Liverpool's Pursuit of Yan Diomande: A New Era After Salah
Liverpool are not preparing for another summer-long transfer soap opera. Not this time. Not for Yan Diomande.
Twelve months after they waited out an entire window chasing Alexander Isak, only to see the move collapse under the weight of Newcastle’s own plans, the message from Anfield is sharper and far less sentimental: they want a new marquee winger, and they want clarity quickly.
Life after Salah – and a clear first choice
Mohamed Salah has played his final game for the club. That reality hangs over every decision Liverpool now make in the market. Cody Gakpo’s inconsistency has only sharpened the need for a wide forward who can carry the load from day one.
Victor Munoz has already arrived from Osasuna, a smart addition for the future, but nobody inside Liverpool is pretending he changes the equation at the top of the depth chart. The club still want a headline signing for the right flank. That player, in their ideal world, is RB Leipzig’s Yan Diomande.
Liverpool have already tested Leipzig’s resolve. An opening offer worth €100m went in last week and was swiftly rebuffed by the Bundesliga side. Transfer specialist Fabrizio Romano revealed on his channel that the Merseysiders are not walking away.
“Liverpool had a bid rejected of €100m, but Liverpool will bid again, there is no doubt,” Romano said, detailing how the club are “pushing on the player side” with an aggressive financial package designed to win Diomande over completely.
Behind the scenes, Liverpool are working on contract terms and salary figures to make sure that, if Leipzig open the door, the player steps straight through it.
Leipzig dig in – and plan on their terms
Leipzig, for now, are unmoved. They see Diomande as central to their project, and are prepared to reward him accordingly.
Romano outlined the German club’s stance: they want to keep Diomande, hand him a bigger salary and a new contract, and give him a full season of Champions League football before leaving the decision in his hands next summer.
From Leipzig’s perspective, that is the “smart decision” – keep a rising star, strengthen their own campaign, and retain control over any future sale.
Liverpool’s response? Turn up the heat.
Romano expects the next proposal to go beyond the initial €100m package. The club are readying what he described as “a big proposal” to try to crack Leipzig’s resistance, knowing they are already heavily invested in winning the battle on the player side.

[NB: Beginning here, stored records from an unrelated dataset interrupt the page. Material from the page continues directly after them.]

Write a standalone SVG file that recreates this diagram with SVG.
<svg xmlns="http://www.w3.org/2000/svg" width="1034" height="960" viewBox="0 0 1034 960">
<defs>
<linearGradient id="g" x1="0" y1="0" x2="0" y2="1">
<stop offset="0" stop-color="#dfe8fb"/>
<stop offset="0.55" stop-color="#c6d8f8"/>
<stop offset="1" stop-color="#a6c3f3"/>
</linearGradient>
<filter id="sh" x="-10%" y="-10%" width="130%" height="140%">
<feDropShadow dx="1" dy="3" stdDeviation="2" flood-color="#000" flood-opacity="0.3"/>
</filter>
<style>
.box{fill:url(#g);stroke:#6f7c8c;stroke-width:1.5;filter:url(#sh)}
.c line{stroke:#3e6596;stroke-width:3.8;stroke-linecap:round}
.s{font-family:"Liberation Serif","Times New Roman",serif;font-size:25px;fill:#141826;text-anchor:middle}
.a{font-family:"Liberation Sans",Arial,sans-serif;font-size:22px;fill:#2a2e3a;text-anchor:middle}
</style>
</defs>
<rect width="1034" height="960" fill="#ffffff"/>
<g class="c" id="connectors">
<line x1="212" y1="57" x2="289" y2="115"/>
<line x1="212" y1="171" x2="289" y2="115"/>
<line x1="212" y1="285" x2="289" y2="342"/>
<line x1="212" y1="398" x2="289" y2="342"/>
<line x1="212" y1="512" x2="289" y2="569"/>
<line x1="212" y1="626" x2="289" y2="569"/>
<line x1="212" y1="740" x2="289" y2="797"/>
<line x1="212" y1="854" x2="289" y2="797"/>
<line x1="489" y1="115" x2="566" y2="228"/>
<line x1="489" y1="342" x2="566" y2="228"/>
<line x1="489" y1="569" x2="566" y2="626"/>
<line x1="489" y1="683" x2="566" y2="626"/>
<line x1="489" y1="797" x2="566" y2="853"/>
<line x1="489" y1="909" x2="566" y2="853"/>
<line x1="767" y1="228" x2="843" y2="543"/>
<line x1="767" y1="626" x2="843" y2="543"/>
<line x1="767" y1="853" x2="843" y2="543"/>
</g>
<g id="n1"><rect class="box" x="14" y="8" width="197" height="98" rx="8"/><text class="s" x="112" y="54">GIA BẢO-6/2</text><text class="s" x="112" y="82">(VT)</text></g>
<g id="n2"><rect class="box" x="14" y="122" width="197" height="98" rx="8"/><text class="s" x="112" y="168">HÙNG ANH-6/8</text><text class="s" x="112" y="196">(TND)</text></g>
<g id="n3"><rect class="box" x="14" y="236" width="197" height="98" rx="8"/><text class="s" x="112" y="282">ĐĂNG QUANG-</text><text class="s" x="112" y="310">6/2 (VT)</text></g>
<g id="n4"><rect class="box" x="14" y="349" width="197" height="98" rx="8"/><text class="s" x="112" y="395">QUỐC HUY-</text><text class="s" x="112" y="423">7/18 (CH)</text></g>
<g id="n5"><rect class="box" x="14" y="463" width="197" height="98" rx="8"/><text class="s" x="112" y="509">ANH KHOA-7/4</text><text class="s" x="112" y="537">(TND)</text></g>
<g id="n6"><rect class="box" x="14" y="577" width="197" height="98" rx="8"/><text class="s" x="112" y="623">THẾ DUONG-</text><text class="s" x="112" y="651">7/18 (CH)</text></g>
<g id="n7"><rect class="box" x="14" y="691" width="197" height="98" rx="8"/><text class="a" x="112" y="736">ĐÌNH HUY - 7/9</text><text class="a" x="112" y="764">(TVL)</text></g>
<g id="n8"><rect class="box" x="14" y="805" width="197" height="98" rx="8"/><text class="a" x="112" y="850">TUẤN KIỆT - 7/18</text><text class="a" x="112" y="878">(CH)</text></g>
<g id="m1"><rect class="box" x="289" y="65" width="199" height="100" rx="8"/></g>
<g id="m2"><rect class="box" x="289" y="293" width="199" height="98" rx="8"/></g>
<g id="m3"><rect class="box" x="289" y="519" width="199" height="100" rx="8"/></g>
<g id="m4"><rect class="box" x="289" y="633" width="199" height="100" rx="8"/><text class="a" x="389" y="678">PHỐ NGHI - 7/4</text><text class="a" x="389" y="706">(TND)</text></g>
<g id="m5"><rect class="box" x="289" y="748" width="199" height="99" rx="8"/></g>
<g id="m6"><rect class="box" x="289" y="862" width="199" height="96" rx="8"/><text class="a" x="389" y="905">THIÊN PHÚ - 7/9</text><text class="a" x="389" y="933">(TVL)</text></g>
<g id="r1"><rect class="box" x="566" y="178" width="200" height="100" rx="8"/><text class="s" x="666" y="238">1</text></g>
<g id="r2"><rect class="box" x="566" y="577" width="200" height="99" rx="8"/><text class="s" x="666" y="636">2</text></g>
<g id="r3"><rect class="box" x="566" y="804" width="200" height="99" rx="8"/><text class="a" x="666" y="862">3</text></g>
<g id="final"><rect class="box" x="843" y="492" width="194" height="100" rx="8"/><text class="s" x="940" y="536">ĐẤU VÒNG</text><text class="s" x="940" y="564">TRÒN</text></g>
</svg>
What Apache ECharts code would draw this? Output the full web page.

Inside the bid: Jacobs reveals the numbers
There is, though, a crucial detail about that first offer. Former CBS Sports journalist Ben Jacobs has clarified the structure of Liverpool’s rejected bid.
Jacobs reported that the package was not €90m plus €10m in add-ons, as initially thought, but €80m plus €20m. That distinction matters when Leipzig weigh guaranteed money against performance-related bonuses.
“Understand Liverpool’s bid for Yan Diomande was actually €80m+€20m not €90m+€10m, as originally thought,” Jacobs wrote, adding that Liverpool “view Diomande as a priority, while PSG could bid as well.” There is optimism, he noted, that the player himself wants the move to Anfield.
The catch is obvious: if Leipzig simply refuse to engage, Liverpool will not sit and wait all summer.
No repeat of the Isak wait
This is where last year’s Isak chase looms large. Liverpool spent that window waiting on a deal shaped by Newcastle’s incoming business and a complex set of moving parts. They tolerated the delay because Isak ticked every box – proven Premier League scorer, in his peak years, and a clear stylistic fit.
That patience will not be repeated.
Jacobs made it clear that this window carries a different kind of urgency. Liverpool want wide reinforcements in place early, and “are not planning for Diomande pursuit to run into August.” The €80m+€20m bid was turned down quickly, and the club are now sounding out whether Leipzig are genuinely open to talks or simply shutting the door.
If it is the latter, they will pivot.
Names are already on the board. Said El Mala, Yankuba Minteh and Matias Fernandez-Pardo are among the alternatives being monitored, with Bradley Barcola also “appreciated” by the recruitment team. None of them currently displace Diomande as the top target, but they serve as a clear warning: Liverpool will not be held hostage by one negotiation.
A decisive window in the wide areas
The situation is finely balanced. On one side, a club that has just lost its talisman and is ready to push past the €100m mark to reshape its attack. On the other, a rising Champions League team determined to keep its star winger for at least one more season.
Liverpool have made their move. Leipzig have made their stance clear.
The next bid, and Leipzig’s reaction to it, will tell the story: does Diomande become the face of Liverpool’s post-Salah era, or does this window force Anfield’s hierarchy to fast-track the next name on their list?